Although the title of Brahms’ great work is Ein deutsches Requiem, the composer later felt he should have called it just a Human Requiem. It is very human in its conception. Composed around 1865-6, Brahms chose texts from the Bible which are less about mourning the dead and more about comforting the living left behind. In all of its seven sections, it talks of patience and hope, how blessed are the dead to be with the Lord, that those left behind can be consoled by the thought that they will meet again.
These beliefs are mirrored in the music Brahms composed for the texts and he always considered the Requiem to be his masterpiece.
It is a masterpiece. It is comforting. It soothes the frantic soul and eases the pain of grief for those who hear it.
Saturday night, at a nearly full St. James Cathedral, Seattle Pro Music, with an orchestra and two soloists, performed the Requiem, conducted by its artistic director Karen P. Thomas. As always with this group, the result was technically excellent and musically thoughtful, with balance between the singers themselves and with the orchestra. The Requiem is largely for chorus, but in three of the sections, solo voices join in.

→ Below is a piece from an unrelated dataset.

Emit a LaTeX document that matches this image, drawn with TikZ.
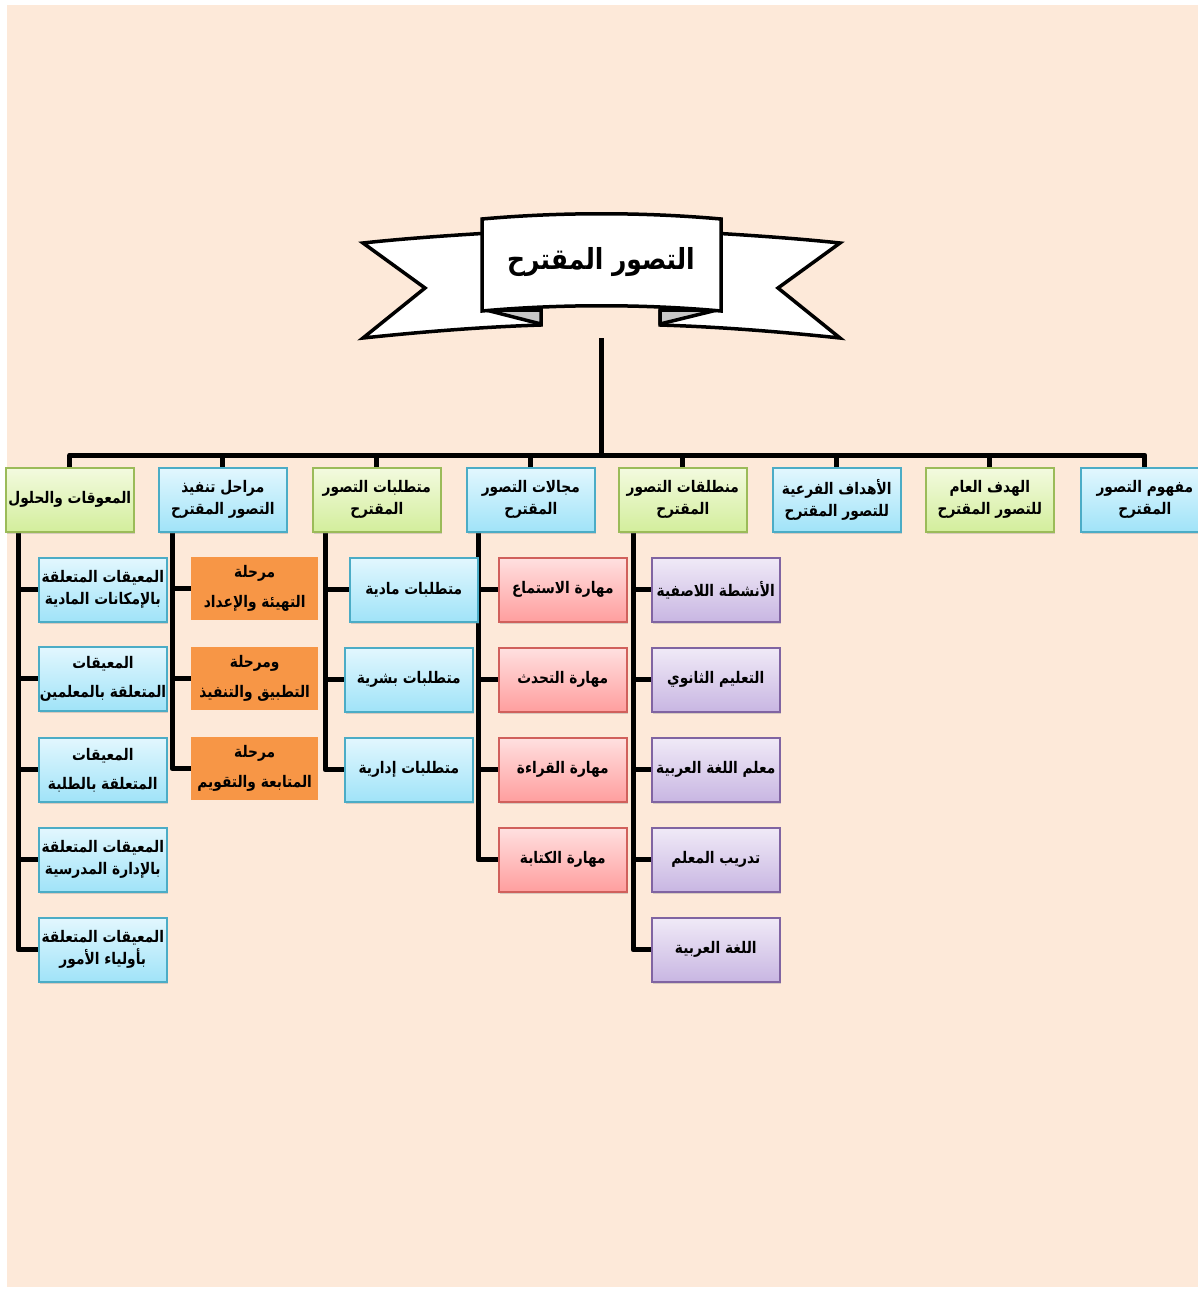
\documentclass[tikz,border=0pt]{standalone}
\usepackage{fontspec}
\usetikzlibrary{shadows,calc}
\TeXXeTstate=1
\newfontfamily\arabfont[Script=Arabic,FakeStretch=0.86]{DejaVu Sans}
\newcommand{\rl}[1]{\beginR #1\endR}
\definecolor{peach}{HTML}{FDE9D9}
\definecolor{bluet}{HTML}{E2F7FE}
\definecolor{blueb}{HTML}{A0E3F8}
\definecolor{bluebd}{HTML}{4BACC6}
\definecolor{greent}{HTML}{F3FADF}
\definecolor{greenb}{HTML}{D3EE9C}
\definecolor{greenbd}{HTML}{9BBB59}
\definecolor{redt}{HTML}{FFE0E0}
\definecolor{redb}{HTML}{FF9E9E}
\definecolor{redbd}{HTML}{D0605C}
\definecolor{purt}{HTML}{F0EAF7}
\definecolor{purb}{HTML}{C8B6E2}
\definecolor{purbd}{HTML}{8064A2}
\definecolor{orng}{HTML}{F79646}
\pgfdeclarelayer{bg}
\pgfsetlayers{bg,main}
\tikzset{
  basebox/.style={minimum width=128pt, minimum height=64pt, inner sep=1pt, align=center,
    font=\arabfont\bfseries\fontsize{16}{22}\selectfont, anchor=north west},
  shbox/.style={basebox, line width=1.6pt, drop shadow={opacity=0.3,shadow xshift=1pt,shadow yshift=-2.5pt}},
  bluebox/.style={shbox, draw=bluebd, top color=bluet, bottom color=blueb},
  greenbox/.style={shbox, draw=greenbd, top color=greent, bottom color=greenb},
  redbox/.style={shbox, draw=redbd, top color=redt, bottom color=redb},
  purbox/.style={shbox, draw=purbd, top color=purt, bottom color=purb},
  orbox/.style={basebox, fill=orng, minimum width=127pt, minimum height=63pt},
  conn/.style={line width=5pt, line join=round, draw=black},
  ribbon/.style={line width=3.5pt, line join=miter, draw=black}
}
\begin{document}
\begin{tikzpicture}[x=1pt,y=-1pt]
\useasboundingbox (0,0) rectangle (1198,1293);
\begin{pgfonlayer}{bg}
\fill[white] (0,0) rectangle (1198,1293);
\fill[peach] (7,5) rectangle (1198,1287);
\end{pgfonlayer}
% banner
\draw[ribbon, fill=white] (490,233) .. controls (440,236) and (400,239) .. (363,243) -- (425,288) -- (363,338)
  .. controls (420,332) and (480,327) .. (541,325) -- (541,300) -- (490,300) -- cycle;
\draw[ribbon, fill=white] (712,233) .. controls (762,236) and (802,239) .. (840,243) -- (778,288) -- (840,338)
  .. controls (783,332) and (723,327) .. (660,325) -- (660,300) -- (712,300) -- cycle;
\draw[ribbon, line join=round, fill=black!22] (486,310) -- (541,310) -- (541,324) -- cycle;
\draw[ribbon, line join=round, fill=black!22] (717,310) -- (660,310) -- (660,324) -- cycle;
\draw[ribbon, fill=white] (482,219) .. controls (560,212) and (643,212) .. (721,219) -- (721,311)
  .. controls (643,304) and (560,304) .. (482,311) -- cycle;
\node[font=\arabfont\bfseries\fontsize{29}{34}\selectfont] (title) at (601,262) {\rl{التصور المقترح}};
\coordinate (tstart) at (601,338);
\coordinate (hub) at (601,455);
% top row
\node[bluebox] (t1) at (1080,467) {\rl{مفهوم التصور}\\\rl{المقترح}};
\node[greenbox] (t2) at (925,467) {\rl{الهدف العام}\\\rl{للتصور المقترح}};
\node[bluebox] (t3) at (772,467) {\rl{الأهداف الفرعية}\\\rl{للتصور المقترح}};
\node[greenbox] (t4) at (618,467) {\rl{منطلقات التصور}\\\rl{المقترح}};
\node[bluebox] (t5) at (466,467) {\rl{مجالات التصور}\\\rl{المقترح}};
\node[greenbox] (t6) at (312,467) {\rl{متطلبات التصور}\\\rl{المقترح}};
\node[bluebox] (t7) at (158,467) {\rl{مراحل تنفيذ}\\\rl{التصور المقترح}};
\node[greenbox] (t8) at (5,467) {\rl{المعوقات والحلول}};
% column under t8
\node[bluebox] (c8a) at (38,557) {\rl{المعيقات المتعلقة}\\\rl{بالإمكانات المادية}};
\node[bluebox] (c8b) at (38,646) {\rl{المعيقات}\\[7pt]\rl{المتعلقة بالمعلمين}};
\node[bluebox] (c8c) at (38,737) {\rl{المعيقات}\\[7pt]\rl{المتعلقة بالطلبة}};
\node[bluebox] (c8d) at (38,827) {\rl{المعيقات المتعلقة}\\\rl{بالإدارة المدرسية}};
\node[bluebox] (c8e) at (38,917) {\rl{المعيقات المتعلقة}\\\rl{بأولياء الأمور}};
% column under t7
\node[orbox] (o1) at (191,557) {\rl{مرحلة}\\[8pt]\rl{التهيئة والإعداد}};
\node[orbox] (o2) at (191,647) {\rl{ومرحلة}\\[8pt]\rl{التطبيق والتنفيذ}};
\node[orbox] (o3) at (191,737) {\rl{مرحلة}\\[8pt]\rl{المتابعة والتقويم}};
% column under t6
\node[bluebox] (c6a) at (349,557) {\rl{متطلبات مادية}};
\node[bluebox] (c6b) at (344,647) {\rl{متطلبات بشرية}};
\node[bluebox] (c6c) at (344,737) {\rl{متطلبات إدارية}};
% column under t5
\node[redbox] (r1) at (498,557) {\rl{مهارة الاستماع}};
\node[redbox] (r2) at (498,647) {\rl{مهارة التحدث}};
\node[redbox] (r3) at (498,737) {\rl{مهارة القراءة}};
\node[redbox] (r4) at (498,827) {\rl{مهارة الكتابة}};
% column under t4
\node[purbox] (p1) at (651,557) {\rl{الأنشطة اللاصفية}};
\node[purbox] (p2) at (651,647) {\rl{التعليم الثانوي}};
\node[purbox] (p3) at (651,737) {\rl{معلم اللغة العربية}};
\node[purbox] (p4) at (651,827) {\rl{تدريب المعلم}};
\node[purbox] (p5) at (651,917) {\rl{اللغة العربية}};
% connectors
\begin{pgfonlayer}{bg}
\foreach \t in {t1,t2,t3,t4,t5,t6,t7,t8}
  \draw[conn] (tstart) -- (hub) -| (\t.north);
\foreach \c in {c8a,c8b,c8c,c8d,c8e}
  \draw[conn] ($(t8.south west)+(13,0)$) |- (\c.west);
\foreach \c in {o1,o2,o3}
  \draw[conn] ($(t7.south west)+(14,0)$) |- (\c.west);
\foreach \c in {c6a,c6b,c6c}
  \draw[conn] ($(t6.south west)+(13,0)$) |- (\c.west);
\foreach \c in {r1,r2,r3,r4}
  \draw[conn] ($(t5.south west)+(12,0)$) |- (\c.west);
\foreach \c in {p1,p2,p3,p4,p5}
  \draw[conn] ($(t4.south west)+(15,0)$) |- (\c.west);
\end{pgfonlayer}
\end{tikzpicture}
\end{document}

The young soprano Alexandra Picard, currently undertaking her doctorate in vocal performance at the University of Washington, let her voice fill the cathedral and soar above the small accompanying choir in “Ihr habt nun Traurigkeit” (“You now have sorrow”) which ends “I will console, as one is consoled by his mother.” It’s a very high role which Picard sang pitch-perfect.

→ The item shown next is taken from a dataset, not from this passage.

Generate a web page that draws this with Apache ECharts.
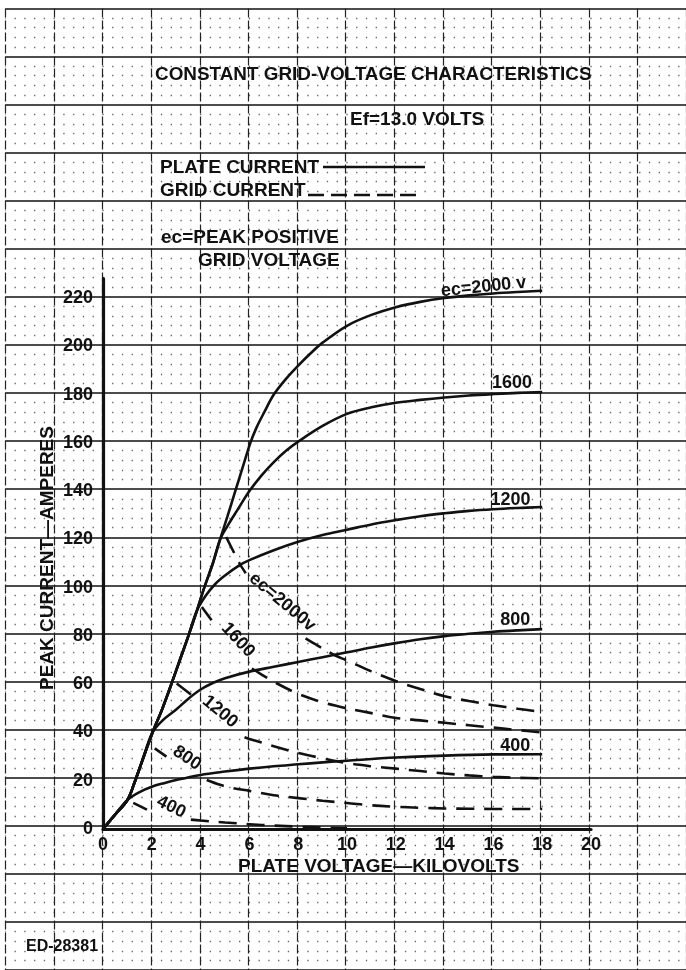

Bass-baritone Charles Robert Austin used his strong rich voice in the prayer “Herr, Lehre doch mich” (“O Lord, You have shown me my end”), with the full chorus, and again with them in the dramatic “Denn wir haben hie keine bleibende Statt,” (“For we have here no continuing city”), which heralds the rising of the dead to the sound of trumpets, when death is swallowed up in victory.

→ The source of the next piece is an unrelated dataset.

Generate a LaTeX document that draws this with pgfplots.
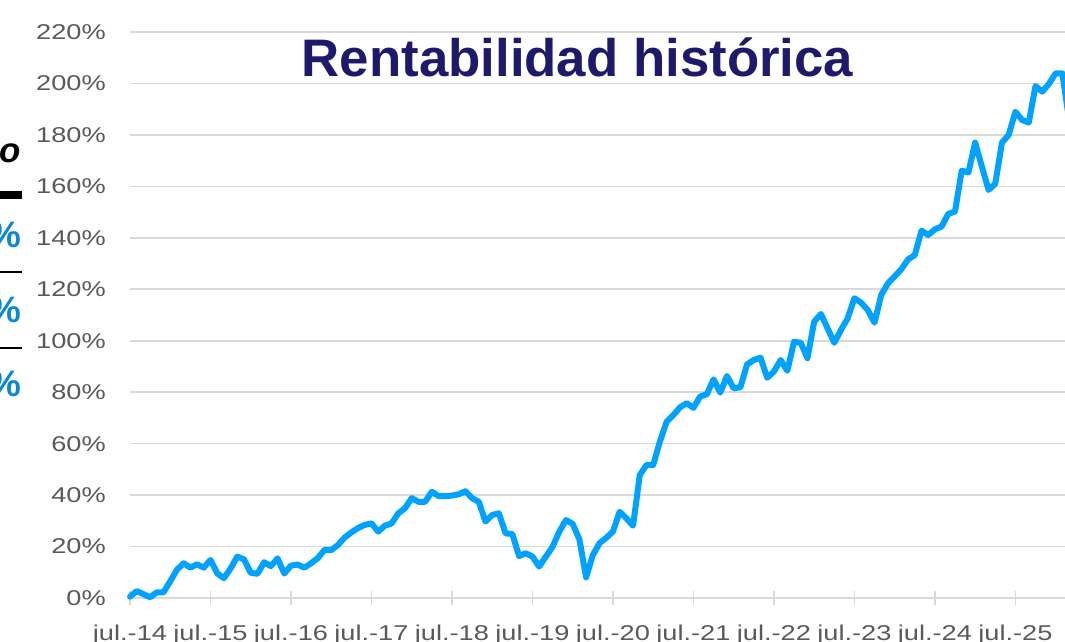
\documentclass[border=0pt]{standalone}
\usepackage{pgfplots}
\pgfplotsset{compat=1.18}
\usepackage{fontspec}
\setmainfont{Liberation Sans}
\definecolor{linecol}{HTML}{00A2FF}
\definecolor{gridcol}{HTML}{D9D9D9}
\definecolor{labcol}{HTML}{595959}
\definecolor{titlecol}{HTML}{1E1A6B}
\definecolor{pctcol}{HTML}{0A88D6}
\pgfplotstableread{
m v
0 0.5
1 2.7
2 1.5
3 0.3
4 2.2
5 2.2
6 6.5
7 11
8 13.5
9 11.8
10 13.1
11 11.8
12 14.8
13 9.6
14 7.7
15 11.5
16 16.1
17 15.0
18 9.8
19 9.4
20 13.9
21 12.4
22 15.4
23 9.5
24 12.6
25 13.0
26 11.8
27 13.5
28 15.5
29 18.7
30 18.6
31 20.6
32 23.5
33 25.5
34 27.2
35 28.4
36 29.0
37 25.8
38 28.1
39 29.0
40 32.9
41 34.9
42 38.8
43 37.4
44 37.4
45 41.3
46 39.6
47 39.6
48 39.8
49 40.3
50 41.5
51 38.8
52 37.4
53 29.7
54 32.3
55 32.9
56 25.1
57 24.9
58 16.3
59 17.4
60 16.1
61 12.2
62 16.1
63 19.9
64 25.8
65 30.3
66 28.8
67 22.8
68 8.0
69 16.7
70 21.3
71 23.4
72 25.8
73 33.5
74 31.0
75 28.1
76 47.8
77 51.7
78 51.7
79 60.8
80 68.5
81 71.1
82 74.1
83 75.7
84 73.9
85 78.3
86 79.2
87 85.0
88 79.8
89 86.3
90 81.5
91 81.9
92 90.8
93 92.5
94 93.4
95 85.6
96 88.0
97 92.5
98 88.3
99 99.6
100 99.2
101 93.2
102 107.4
103 110.4
104 104.8
105 99.2
106 104.2
107 108.7
108 116.5
109 114.8
110 111.9
111 107.0
112 117.8
113 122.3
114 125.0
115 127.8
116 131.6
117 133.3
118 142.8
119 141.1
120 143.3
121 144.4
122 149.3
123 150.2
124 166.1
125 165.4
126 177.0
127 167.7
128 158.6
129 161.0
130 177.0
131 180.0
132 189.0
133 185.8
134 184.8
135 199.0
136 196.8
137 199.8
138 203.9
139 203.9
140 186
}\rentab
\begin{document}
\begin{tikzpicture}[x=1bp,y=1bp]
\useasboundingbox (0,0) rectangle (1065,642);
\clip (0,0) rectangle (1065,642);
\begin{axis}[
  at={(130bp,44bp)}, anchor=south west,
  scale only axis, width=935bp, height=566bp,
  xmin=0, xmax=139.4, ymin=0, ymax=220,
  clip=false,
  axis line style={draw=none},
  ymajorgrids,
  major grid style={draw=gridcol, line width=1.6bp},
  xtick={0,12,...,132},
  xticklabels={jul.-14,jul.-15,jul.-16,jul.-17,jul.-18,jul.-19,jul.-20,jul.-21,jul.-22,jul.-23,jul.-24,jul.-25},
  ytick={0,20,...,220},
  yticklabels={0\%,20\%,40\%,60\%,80\%,100\%,120\%,140\%,160\%,180\%,200\%,220\%},
  xtick pos=bottom, ytick pos=left,
  tick align=center,
  xtick style={draw=gridcol, line width=1.6bp},
  ytick style={draw=none},
  major tick length=14bp,
  yticklabel style={font=\fontsize{21.5}{24}\selectfont, text=labcol, anchor=east, inner sep=0pt, xshift=-17bp, xscale=1.27},
  xticklabel style={font=\fontsize{21.5}{24}\selectfont, text=labcol, anchor=base, inner sep=0pt, yshift=-36bp, xscale=1.27},
]
\addplot[linecol, line width=6bp, line join=round, line cap=round] table[x=m, y=v] {\rentab};
\end{axis}
\node[anchor=base, text=titlecol, font=\fontsize{53}{60}\selectfont\bfseries, inner sep=0pt] at (577.5,565) {Rentabilidad histórica};
\node[anchor=base east, font=\fontsize{35}{40}\selectfont\bfseries\itshape, inner sep=0pt] at (21,479) {o};
\fill (0,443) rectangle (22,451);
\node[anchor=base east, text=pctcol, font=\fontsize{37}{40}\selectfont\bfseries, inner sep=0pt] at (21.5,394) {\%};
\draw[line width=2bp] (0,370) -- (22,370);
\node[anchor=base east, text=pctcol, font=\fontsize{37}{40}\selectfont\bfseries, inner sep=0pt] at (21.5,319) {\%};
\draw[line width=2bp] (0,294) -- (22,294);
\node[anchor=base east, text=pctcol, font=\fontsize{37}{40}\selectfont\bfseries, inner sep=0pt] at (21.5,245) {\%};
\end{tikzpicture}
\end{document}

This section ranges from thrilling drama sounding like the heavens opening and splitting the temple to complete exuberance to prayerful pauses. One would think this to be the end, but Brahms creates one more chorus coming almost full circle back to the beginning, from “Blessed are they that mourn” at the start, to “Blessed are the dead that die in the Lord” at the end.
The Requiem uplifts and moves the spirit, as it did in this performance by this stellar group and an excellent orchestra with an insightful conductor. My only quibble might be that the interpretation was almost too robust in places, being after all a Requiem for the dead in which we may be comforted, but are not necessarily jumping for joy.
Seattle Pro Musica’s performances of the Requiem this weekend were dedicated to the memory of Peter Hallock, long time organist and choirmaster at St. Mark’s Cathedral who died April 27th aged 89.